Once extra bit that required consideration was remembering unprivileged
bit when dealing with map-in-maps and taking it into account when
checking map metadata compatibility. Given unprivileged bit is important
for correctness, it should be taken into account just like key and value
sizes.

Signed-off-by: Andrii Nakryiko <andrii@xxxxxxxxxx>
---
 include/linux/bpf.h     |  4 ++-
 kernel/bpf/arraymap.c   | 59 ++++++++++++++++++++++++-----------------
 kernel/bpf/map_in_map.c |  3 ++-
 kernel/bpf/syscall.c    | 25 +++++++++++++++--
 kernel/bpf/verifier.c   |  6 ++---
 5 files changed, 65 insertions(+), 32 deletions(-)

diff --git a/include/linux/bpf.h b/include/linux/bpf.h
index 456f33b9d205..479657bb113e 100644
--- a/include/linux/bpf.h
+++ b/include/linux/bpf.h
@@ -273,7 +273,7 @@ struct bpf_map {
 		bool jited;
 		bool xdp_has_frags;
 	} owner;
-	bool bypass_spec_v1;
+	bool unpriv;
 	bool frozen; /* write-once; write-protected by freeze_mutex */
 };
 
@@ -2058,6 +2058,8 @@ static inline bool bpf_bypass_spec_v1(void)
 	return perfmon_capable();
 }
 
+int bpf_array_adjust_for_spec_v1(union bpf_attr *attr);
+
 static inline bool bpf_bypass_spec_v4(void)
 {
 	return perfmon_capable();
diff --git a/kernel/bpf/arraymap.c b/kernel/bpf/arraymap.c
index 2058e89b5ddd..a51d22a3afd1 100644
--- a/kernel/bpf/arraymap.c
+++ b/kernel/bpf/arraymap.c
@@ -77,18 +77,9 @@ int array_map_alloc_check(union bpf_attr *attr)
 	return 0;
 }
 
-static struct bpf_map *array_map_alloc(union bpf_attr *attr)

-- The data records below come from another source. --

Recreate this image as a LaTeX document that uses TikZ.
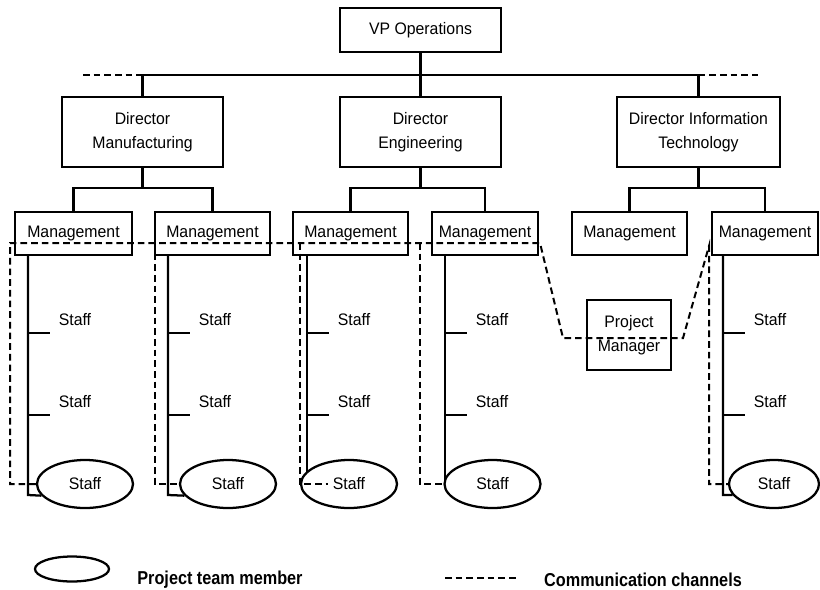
\documentclass[tikz,border=0pt]{standalone}
\usepackage{fontspec}
\setmainfont{Liberation Sans}[FakeStretch=0.95]
\newfontface\legendfont{Liberation Sans Bold}[FakeStretch=0.87]
\usetikzlibrary{shapes.geometric}

\begin{document}
\begin{tikzpicture}[x=0.75pt,y=-0.75pt,
  line width=1.7pt,
  boxsize/.style 2 args={minimum width=#1*0.75pt, minimum height=#2*0.75pt},
  box/.style={draw, rectangle, inner sep=0pt, align=center,
    font=\fontsize{12.5}{18}\selectfont},
  member/.style={draw, ellipse, inner sep=0pt, minimum width=96*0.75pt,
    minimum height=48*0.75pt, font=\fontsize{12.5}{15}\selectfont},
  stafflabel/.style={inner sep=0pt, font=\fontsize{12.5}{15}\selectfont},
  keylabel/.style={inner sep=0pt, font=\legendfont\fontsize{14}{16}\selectfont},
  channel/.style={line width=1.5pt, dash pattern=on 5pt off 3pt},
]
\useasboundingbox (0,0) rectangle (820,589);

% top of the hierarchy
\node[box, boxsize={161}{44}] (vp) at (420.5,30) {VP Operations};
\node[box, boxsize={161}{70}] (dm) at (142.5,132) {Director\\Manufacturing};
\node[box, boxsize={161}{70}] (de) at (420.5,132) {Director\\Engineering};
\node[box, boxsize={163}{70}] (dit) at (698.5,132) {Director Information\\Technology};

% management level
\node[box, boxsize={117}{43}] (m1) at (73.5,233.5) {Management};
\node[box, boxsize={115}{43}] (m2) at (212.5,233.5) {Management};
\node[box, boxsize={115}{43}] (m3) at (350.5,233.5) {Management};
\node[box, boxsize={106}{43}] (m4) at (485,233.5) {Management};
\node[box, boxsize={115}{43}] (m5) at (629.5,233.5) {Management};
\node[box, boxsize={106}{43}] (m6) at (765,233.5) {Management};

% project manager
\node[box, boxsize={84}{70}] (pm) at (629,335) {Project\\Manager};

% project team members
\node[member] (e1) at (85,484) {Staff};
\node[member] (e2) at (228,484) {Staff};
\node[member] (e3) at (349,484) {Staff};
\node[member] (e4) at (492.5,484) {Staff};
\node[member, minimum width=90*0.75pt] (e6) at (774,484) {Staff};

% VP to directors
\coordinate (busL) at (142.5,75);
\coordinate (busR) at (698.5,75);
\coordinate (stubL) at (83,75);
\coordinate (stubR) at (758,75);
\draw (vp) -- (de);
\draw (busL) -- (busR);
\draw (busL) -- (dm);
\draw (busR) -- (dit);
\draw[channel] (stubL) -- (busL);
\draw[channel] (busR) -- (stubR);

% directors to management
\coordinate (jm) at (142.5,188);
\coordinate (je) at (420.5,188);
\coordinate (ji) at (698.5,188);
\draw (dm) -- (jm);
\draw (m1) |- (jm) -| (m2);
\draw (de) -- (je);
\draw (m3) |- (je) -| (m4);
\draw (dit) -- (ji);
\draw (m5) |- (ji) -| (m6);

% staff lines under each manager
\draw (28,0 |- m1.south) -- (28,495) -- (e1.195);
\draw (168,0 |- m2.south) -- (168,495) -- (e2.195);
\draw (307,0 |- m3.south) -- (307,472);
\draw (445,0 |- m4.south) -- (445,481);
\draw (723,0 |- m6.south) -- (723,495) -- (e6.195);

\foreach \c/\x in {1/28, 2/168, 3/307, 4/445, 6/723} {
  \node[stafflabel] (sa\c) at (\x+47,320) {Staff};
  \node[stafflabel] (sb\c) at (\x+47,402) {Staff};
  \draw (\x,333) -- ++(22,0);
  \draw (\x,415) -- ++(22,0);
}

% communication channels
\coordinate (c0) at (10,243);
\coordinate (c1) at (540,243);
\coordinate (c2) at (563,338);
\coordinate (c3) at (683,338);
\coordinate (c4) at (709,246);
\coordinate (d2) at (155,243);
\coordinate (d3) at (300,243);
\coordinate (d4) at (420,243);
\coordinate (e3in) at (328,484);
\draw[channel] (e1.west) -- (e1.west -| c0) -- (c0) -- (c1) -- (c2) -- (c3)
  -- (c4) -- (c4 |- e6.west) -- (e6.west);
\draw[channel] (d2) -- (d2 |- e2.west) -- (e2.west);
\draw[channel] (d3) -- (d3 |- e3.west) -- (e3in);
\draw[channel] (d4) -- (d4 |- e4.west) -- (e4.west);

% legend
\node[draw, ellipse, inner sep=0pt, minimum width=74*0.75pt,
  minimum height=25*0.75pt] (key) at (72,569) {};
\node[keylabel] (keytext) at (220,580) {Project team member};
\coordinate (dashA) at (445,578);
\coordinate (dashB) at (517,578);
\draw[channel] (dashA) -- (dashB);
\node[keylabel] (chantext) at (643,580) {Communication channels};
\end{tikzpicture}
\end{document}
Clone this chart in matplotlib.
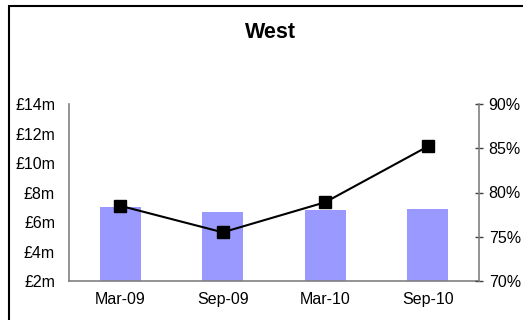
import matplotlib.pyplot as plt
from matplotlib.patches import Rectangle
import numpy as np

plt.rcParams['font.family'] = ['Liberation Sans', 'DejaVu Sans']

# Data
periods = ['Mar-09', 'Sep-09', 'Mar-10', 'Sep-10']
value_m = [7.05, 6.65, 6.78, 6.9]        # £m, bars (left axis)
pct = [78.5, 75.5, 78.9, 85.2]            # %, line (right axis)
left_ticks = [2, 4, 6, 8, 10, 12, 14]
right_ticks = [70, 75, 80, 85, 90]

fig = plt.figure(figsize=(5.23, 3.2), dpi=100)
W, H = 523, 320

# outer chart border (cropped on right and bottom)
fig.patches.append(Rectangle((9 / W, -0.1), 1.2, (H - 6) / H + 0.1,
                             transform=fig.transFigure, fill=False,
                             edgecolor='black', linewidth=1.5))

ax = fig.add_axes([69 / W, (H - 281) / H, 410 / W, 177 / H])
x = np.arange(len(periods))
ax.bar(x, np.array(value_m) - 2, bottom=2, width=0.4, color='#9999FF', zorder=1)
ax.set_xlim(-0.5, len(periods) - 0.5)
ax.set_ylim(2, 14)
ax.set_yticks(left_ticks)
ax.set_yticklabels([f'£{v}m' for v in left_ticks], fontsize=11.5)
ax.set_xticks(x)
ax.set_xticklabels(periods, fontsize=11.5)
ax.tick_params(axis='y', length=0, pad=10)
ax.tick_params(axis='x', length=0, pad=8)
for s in ['top', 'right']:
    ax.spines[s].set_visible(False)
for s in ['left', 'bottom']:
    ax.spines[s].set_color('#808080')
    ax.spines[s].set_linewidth(1.2)

ax2 = ax.twinx()
ax2.plot(x, pct, color='black', linewidth=1.5, marker='s', markersize=9, zorder=3)
ax2.set_ylim(70, 90)
ax2.set_yticks(right_ticks)
ax2.set_yticklabels([f'{v}%' for v in right_ticks], fontsize=11.5)
ax2.tick_params(axis='y', direction='inout', length=6, width=1, color='#404040', pad=4)
for s in ['top', 'left', 'bottom']:
    ax2.spines[s].set_visible(False)
ax2.spines['right'].set_color('#808080')
ax2.spines['right'].set_linewidth(1.2)

fig.text(270 / W, 1 - 33 / H, 'West', ha='center', va='center',
         fontsize=15.5, fontweight='bold')

fig.savefig('out.png', dpi=100)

+static u32 array_index_mask(u32 max_entries)
 {
-	bool percpu = attr->map_type == BPF_MAP_TYPE_PERCPU_ARRAY;
-	int numa_node = bpf_map_attr_numa_node(attr);
-	u32 elem_size, index_mask, max_entries;
-	bool bypass_spec_v1 = bpf_bypass_spec_v1();
-	u64 array_size, mask64;
-	struct bpf_array *array;
-
-	elem_size = round_up(attr->value_size, 8);
-
-	max_entries = attr->max_entries;
+	u64 mask64;
 
 	/* On 32 bit archs roundup_pow_of_two() with max_entries that has
 	 * upper most bit set in u32 space is undefined behavior due to
@@ -98,17 +89,38 @@ static struct bpf_map *array_map_alloc(union bpf_attr *attr)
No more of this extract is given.